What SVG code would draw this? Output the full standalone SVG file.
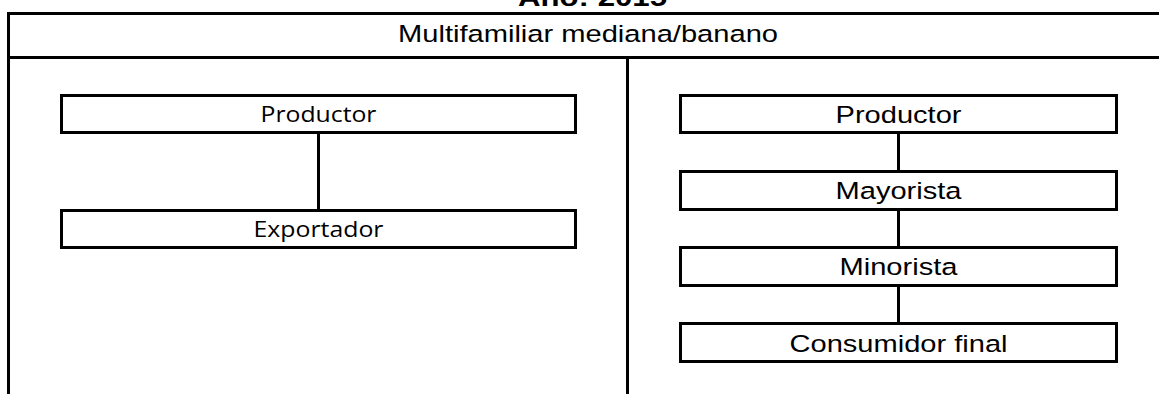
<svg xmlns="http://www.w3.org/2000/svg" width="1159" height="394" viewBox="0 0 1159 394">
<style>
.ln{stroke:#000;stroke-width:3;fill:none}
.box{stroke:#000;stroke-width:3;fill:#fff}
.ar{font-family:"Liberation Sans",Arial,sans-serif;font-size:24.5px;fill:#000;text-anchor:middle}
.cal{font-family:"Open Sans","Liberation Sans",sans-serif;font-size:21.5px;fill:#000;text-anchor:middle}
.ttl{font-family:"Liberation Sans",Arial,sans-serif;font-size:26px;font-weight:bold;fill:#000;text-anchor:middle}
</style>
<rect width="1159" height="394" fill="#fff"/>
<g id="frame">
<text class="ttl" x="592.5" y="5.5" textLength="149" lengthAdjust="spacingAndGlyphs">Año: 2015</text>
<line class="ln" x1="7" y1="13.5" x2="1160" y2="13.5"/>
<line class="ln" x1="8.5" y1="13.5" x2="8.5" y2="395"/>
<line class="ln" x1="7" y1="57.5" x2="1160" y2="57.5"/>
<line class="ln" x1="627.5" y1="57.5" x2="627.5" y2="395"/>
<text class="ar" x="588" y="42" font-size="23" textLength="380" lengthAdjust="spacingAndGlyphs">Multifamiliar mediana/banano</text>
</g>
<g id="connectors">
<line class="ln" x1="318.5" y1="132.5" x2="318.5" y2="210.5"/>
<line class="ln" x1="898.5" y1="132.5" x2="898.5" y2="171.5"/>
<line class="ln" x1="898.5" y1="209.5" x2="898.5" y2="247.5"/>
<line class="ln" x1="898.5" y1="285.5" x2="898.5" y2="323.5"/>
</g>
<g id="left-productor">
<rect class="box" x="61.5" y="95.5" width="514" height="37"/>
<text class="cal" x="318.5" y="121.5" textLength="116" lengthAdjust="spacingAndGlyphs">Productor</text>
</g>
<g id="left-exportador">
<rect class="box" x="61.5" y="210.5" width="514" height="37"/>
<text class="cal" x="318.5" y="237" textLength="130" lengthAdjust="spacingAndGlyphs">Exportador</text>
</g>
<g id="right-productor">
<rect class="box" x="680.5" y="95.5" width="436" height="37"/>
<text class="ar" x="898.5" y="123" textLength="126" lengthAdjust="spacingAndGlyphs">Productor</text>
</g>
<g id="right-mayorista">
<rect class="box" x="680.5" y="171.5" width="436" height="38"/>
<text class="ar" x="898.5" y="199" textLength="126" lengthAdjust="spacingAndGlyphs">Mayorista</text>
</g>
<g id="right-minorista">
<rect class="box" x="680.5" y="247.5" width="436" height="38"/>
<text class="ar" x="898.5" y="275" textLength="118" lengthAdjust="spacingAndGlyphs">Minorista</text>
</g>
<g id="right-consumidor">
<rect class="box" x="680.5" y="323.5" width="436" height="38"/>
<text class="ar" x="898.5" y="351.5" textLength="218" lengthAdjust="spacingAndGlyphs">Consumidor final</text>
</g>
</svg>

━━━━━━

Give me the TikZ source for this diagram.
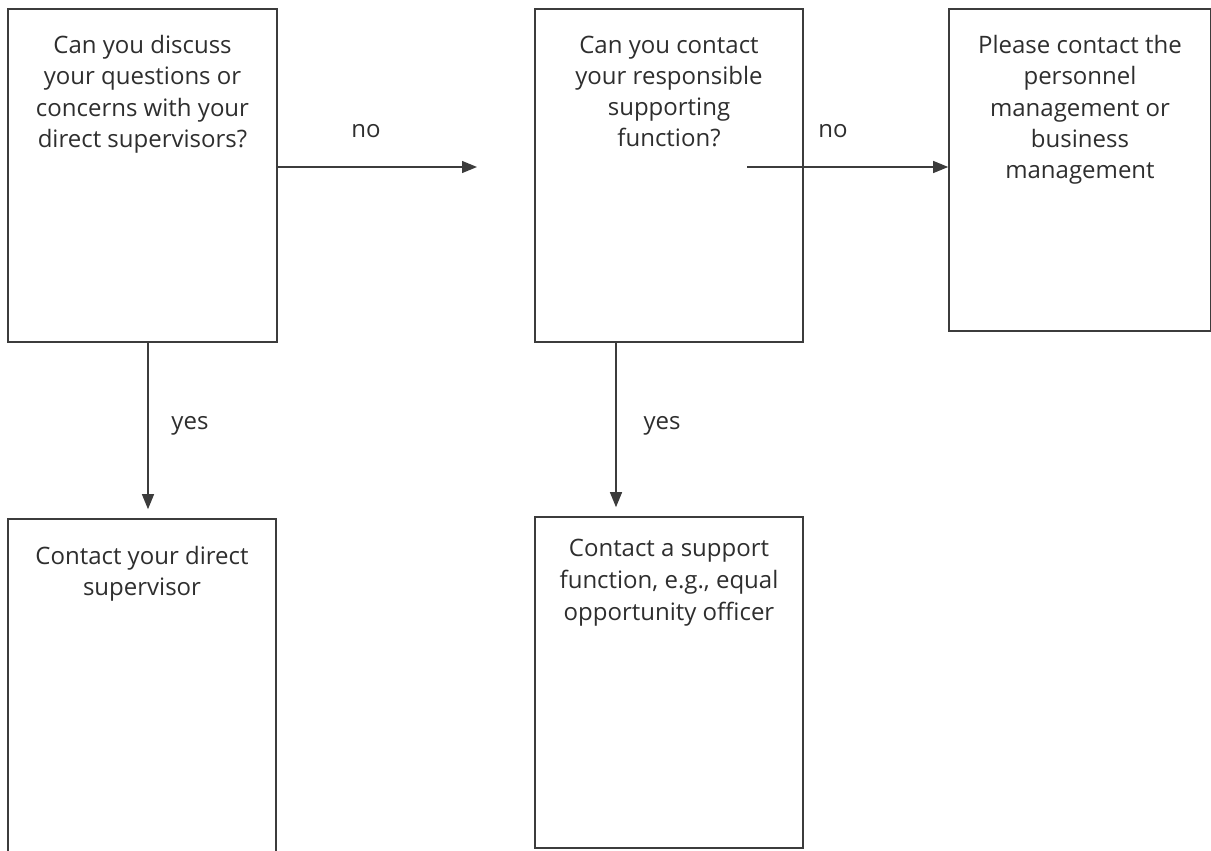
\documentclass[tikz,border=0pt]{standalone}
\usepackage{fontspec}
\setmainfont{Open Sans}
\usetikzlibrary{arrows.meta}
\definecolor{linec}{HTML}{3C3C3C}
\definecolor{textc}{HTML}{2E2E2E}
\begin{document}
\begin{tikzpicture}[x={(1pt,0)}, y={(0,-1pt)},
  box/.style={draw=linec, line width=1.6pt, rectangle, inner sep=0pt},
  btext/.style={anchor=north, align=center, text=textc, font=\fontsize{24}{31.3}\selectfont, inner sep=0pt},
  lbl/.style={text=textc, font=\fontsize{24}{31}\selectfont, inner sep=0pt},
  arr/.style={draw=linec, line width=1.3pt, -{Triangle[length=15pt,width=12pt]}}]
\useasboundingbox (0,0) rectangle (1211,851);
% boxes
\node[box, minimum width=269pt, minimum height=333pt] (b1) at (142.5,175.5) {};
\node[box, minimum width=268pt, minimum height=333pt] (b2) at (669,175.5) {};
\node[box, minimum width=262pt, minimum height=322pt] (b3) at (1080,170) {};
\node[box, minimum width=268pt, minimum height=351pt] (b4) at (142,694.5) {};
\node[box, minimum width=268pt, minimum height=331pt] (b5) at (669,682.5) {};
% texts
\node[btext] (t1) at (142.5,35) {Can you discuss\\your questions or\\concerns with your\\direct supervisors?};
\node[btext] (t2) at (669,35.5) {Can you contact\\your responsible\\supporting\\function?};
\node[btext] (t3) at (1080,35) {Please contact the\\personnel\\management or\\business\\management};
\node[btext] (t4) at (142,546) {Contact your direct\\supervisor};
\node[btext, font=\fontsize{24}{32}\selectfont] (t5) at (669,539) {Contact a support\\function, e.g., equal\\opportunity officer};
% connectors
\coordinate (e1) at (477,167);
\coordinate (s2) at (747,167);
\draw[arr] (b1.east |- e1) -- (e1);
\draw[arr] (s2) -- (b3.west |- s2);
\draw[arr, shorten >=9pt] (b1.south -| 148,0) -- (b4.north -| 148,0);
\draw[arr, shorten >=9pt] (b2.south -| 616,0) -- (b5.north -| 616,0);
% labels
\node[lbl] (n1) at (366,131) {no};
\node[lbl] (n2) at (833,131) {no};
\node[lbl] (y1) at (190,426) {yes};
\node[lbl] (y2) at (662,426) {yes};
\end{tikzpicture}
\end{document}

━━━━━━

== WHAT TO PRODUCE ==
Only the number is wanted: how many lines in the preceding entries hold the string "draw"?

== CORRECT RESULT ==
7